The reality star named her tumour 'Terry' and an operation was carried out to have the growth removed. She recalls: "The minute Terry left the building the pain stopped – it was a massive relief and it felt amazing having him out of my body."

The cancer has spread, however, through the colon wall into surrounding muscel but is being treated with chemotherapy. Mel is optimistic for her outlook. She told the magazine: “I haven’t thought too much about it. I have learnt a lot about the type of chemo but I don’t know what it’ll be like for me. But it’s a form that is not too taxing on the body, so I will still be working... I’m feeling excited about everything to come. I don’t see this as a block to my future at all. For me, it’s one day at a time."

Mel first shared news of her cancer battle in December last year. Uploading a message to Instagram, she wrote: "YOU HAVE CANCER - Three little words that everyone dreads but no one ever expects to hear. Last Thursday my consultant told me those 3 words.... John Lennon famously said that life is what happens when you’re busy making other plans, how right he was. This week I had planned to travel to Northern Ireland with my family to spend Christmas with loved ones.
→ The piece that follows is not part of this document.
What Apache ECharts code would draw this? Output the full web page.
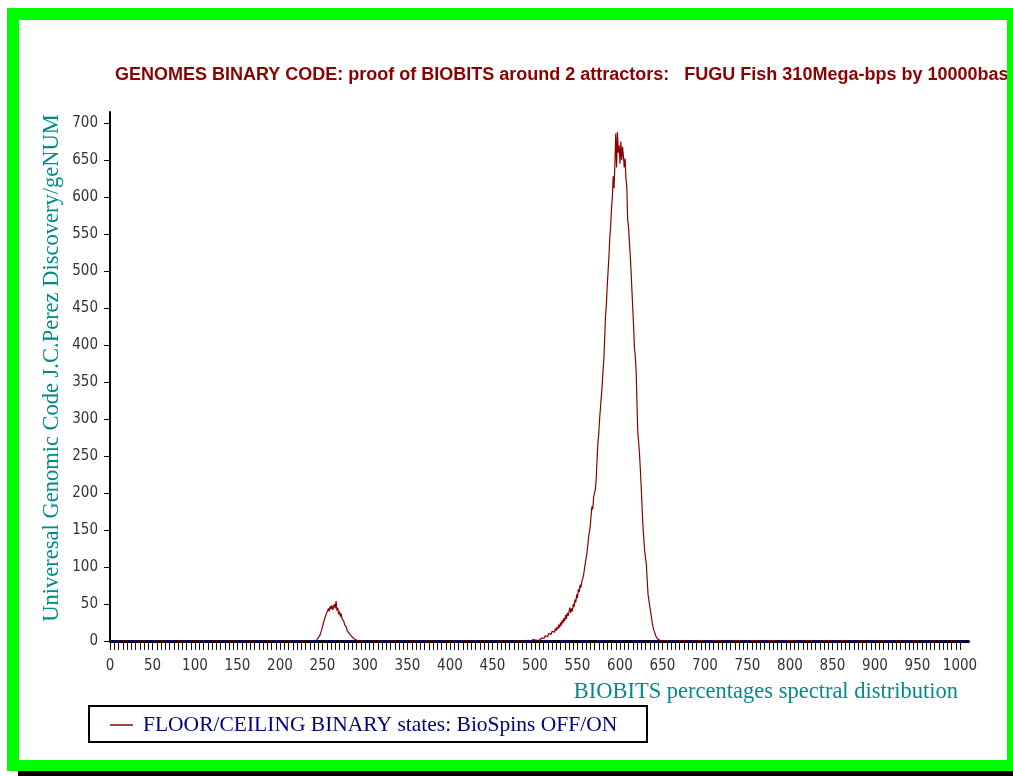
<!DOCTYPE html>
<html><head><meta charset="utf-8">
<script src="https://cdn.jsdelivr.net/npm/echarts@6/dist/echarts.min.js"></script>
<style>html,body{margin:0;padding:0;background:#fff}#c{width:1013px;height:776px}</style>
</head><body><div id="c"></div>
<script>
const titleText = 'GENOMES BINARY CODE: proof of BIOBITS around 2 attractors:   FUGU Fish 310Mega-bps by 10000bases';
const yAxisTitle = 'Univeresal Genomic Code J.C.Perez Discovery/geNUM';
const xAxisTitle = 'BIOBITS percentages spectral distribution';
const seriesName = 'FLOOR/CEILING BINARY states: BioSpins OFF/ON';
const xTickLabels = [0,50,100,150,200,250,300,350,400,450,500,550,600,650,700,750,800,850,900,950,1000];
const yTickLabels = [0,50,100,150,200,250,300,350,400,450,500,550,600,650,700];

// BIOBITS percentage (x) and counts (y)
const bumpX   = [0,240,243,245,247,249,251,253,255,257,258,259,260,261,262,263,264,265,266,267,268,269,270,271,272,273,275,276,278,279,281,283,285,287,289,292];
const bumpY   = [0,0,1,3,8,15,24,32,38,44,40,47,43,48,42,46,50,44,54,41,45,36,40,33,37,30,27,22,19,14,12,8,6,3,1,0];
const riseX   = [488,492,495,498,500,502,504,505,506,507,508,509,510,511,512,513,514,515,516,517,518,519,520,521,522,523,524,525,526,527,528,529,530,531,532,533,534,535,536,537,538,539,540,
                 541,542,543,544,545,546,547,548,549,550,551,552,553,554,555,556,557,558,559,560,561,562,563,564,565,566,567,568,569,570,571,572,573,574,575,576,577,578,579,580];
const riseY   = [0,1,0,2,0,1,2,1,3,2,4,3,6,4,7,5,9,6,10,8,12,9,13,11,15,12,17,14,19,16,22,18,25,21,28,24,31,27,35,30,38,34,36,
                 45,38,44,40,50,46,56,52,63,58,70,66,76,72,80,78,88,96,104,102,118,128,140,138,155,170,182,178,195,200,205,218,245,268,280,300,315,330,345,365];
const peakX   = [581,582,583,584,585,586,587,588,589,590,591,592,593,594,595,596,597,598,599,600,601,602,603,604];
const peakY   = [380,410,440,455,480,500,520,545,560,585,600,628,612,645,686,640,688,660,670,645,675,650,668,655];
const fallX   = [605,606,607,608,609,610,611,612,613,614,615,616,617,618,619,620,621,622,623,624,625,626,627,628,629,630,631,632,633,634,635,636,637,638,639,640,641,642,643,644,645,647,649,1000];
const fallY   = [640,652,625,615,570,560,540,522,500,475,450,425,396,385,365,320,280,268,252,230,207,180,155,138,122,112,104,82,63,55,47,40,32,24,18,14,11,7,5,3,2,1,0,0];

const biobits = bumpX.concat(riseX, peakX, fallX);
const counts = bumpY.concat(riseY, peakY, fallY);

const xTickValues = [];
for (let v = 0; v <= 1000; v += 5) xTickValues.push(v);

const seriesData = biobits.map((x, i) => [x, counts[i]]);

const chart = echarts.init(document.getElementById('c'), null, {renderer: 'canvas'});
chart.setOption({
  animation: false,
  backgroundColor: '#ffffff',
  grid: {left: 110, right: 44.5, top: 112, bottom: 135, containLabel: false},
  legend: {
    left: 110, top: 714, padding: 0,
    icon: 'rect', itemWidth: 23, itemHeight: 1.5,
    textStyle: {fontFamily: 'Liberation Serif', fontSize: 21.5, color: '#000080', padding: [0, 0, 0, 5]},
    data: [seriesName]
  },
  xAxis: {
    type: 'value', min: 0, max: 1010,
    axisLine: {show: true, lineStyle: {color: '#000', width: 3}},
    axisTick: {show: true, customValues: xTickValues, length: 9, lineStyle: {color: '#111', width: 1}},
    axisLabel: {customValues: xTickLabels, formatter: (v) => String(v), margin: 18, fontFamily: "'DejaVu Sans Condensed', 'Liberation Sans'", fontSize: 15, color: '#333'},
    splitLine: {show: false}
  },
  yAxis: {
    type: 'value', min: 0, max: 715,
    axisLine: {show: true, lineStyle: {color: '#000', width: 2}},
    axisTick: {show: true, customValues: yTickLabels, length: 6, lineStyle: {color: '#000', width: 1}},
    axisLabel: {customValues: yTickLabels, formatter: (v) => String(v), margin: 12, fontFamily: "'DejaVu Sans Condensed', 'Liberation Sans'", fontSize: 15, color: '#333'},
    splitLine: {show: false}
  },
  series: [{
    name: seriesName,
    type: 'line',
    data: seriesData,
    symbol: 'none',
    lineStyle: {color: '#8b0000', width: 1.2},
    itemStyle: {color: '#8b0000'},
    markLine: {
      silent: true, symbol: 'none', label: {show: false},
      lineStyle: {color: '#00008b', width: 1.5, type: [11, 7]},
      data: [{yAxis: 0}]
    }
  }],
  graphic: [
    {type: 'text', x: 115, y: 75, z: 10, style: {text: titleText, fill: '#8b0000', font: 'bold 18px "Liberation Sans", Arial, sans-serif', align: 'left', verticalAlign: 'middle'}},
    {type: 'text', x: 52, y: 368, rotation: Math.PI / 2, z: 10, style: {text: yAxisTitle, fill: '#008b8b', font: '22.5px "Liberation Serif", serif', align: 'center', verticalAlign: 'middle'}},
    {type: 'text', x: 958, y: 692, z: 10, style: {text: xAxisTitle, fill: '#008b8b', font: '22.5px "Liberation Serif", serif', align: 'right', verticalAlign: 'middle'}},
    {type: 'rect', shape: {x: 89, y: 706, width: 558, height: 36}, z: 10, style: {fill: 'none', stroke: '#000', lineWidth: 2}},
    {type: 'rect', shape: {x: 7, y: 8, width: 1006, height: 12}, z: 100, style: {fill: '#00ff00'}},
    {type: 'rect', shape: {x: 7, y: 8, width: 12, height: 763}, z: 100, style: {fill: '#00ff00'}},
    {type: 'rect', shape: {x: 1007, y: 8, width: 6, height: 763}, z: 100, style: {fill: '#00ff00'}},
    {type: 'rect', shape: {x: 7, y: 760, width: 1006, height: 11}, z: 100, style: {fill: '#00ff00'}},
    {type: 'rect', shape: {x: 18, y: 771, width: 995, height: 5}, z: 100, style: {fill: '#000'}}
  ]
});
</script>
</body></html>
Instead tomorrow morning I’m checking in to hospital to have an operation to remove a 5cm tumour in my colon, a tumour that had it gone undetected for much longer would have killed me.

"Despite this I feel incredibly blessed that it’s a cancer that is relatively easy to eradicate, I’m expected to make a full recovery though it’s a rough road ahead. I also feel so lucky to have an incredible support network around me, both personally and professionally, my own family and my TV family have been amazing this past few days."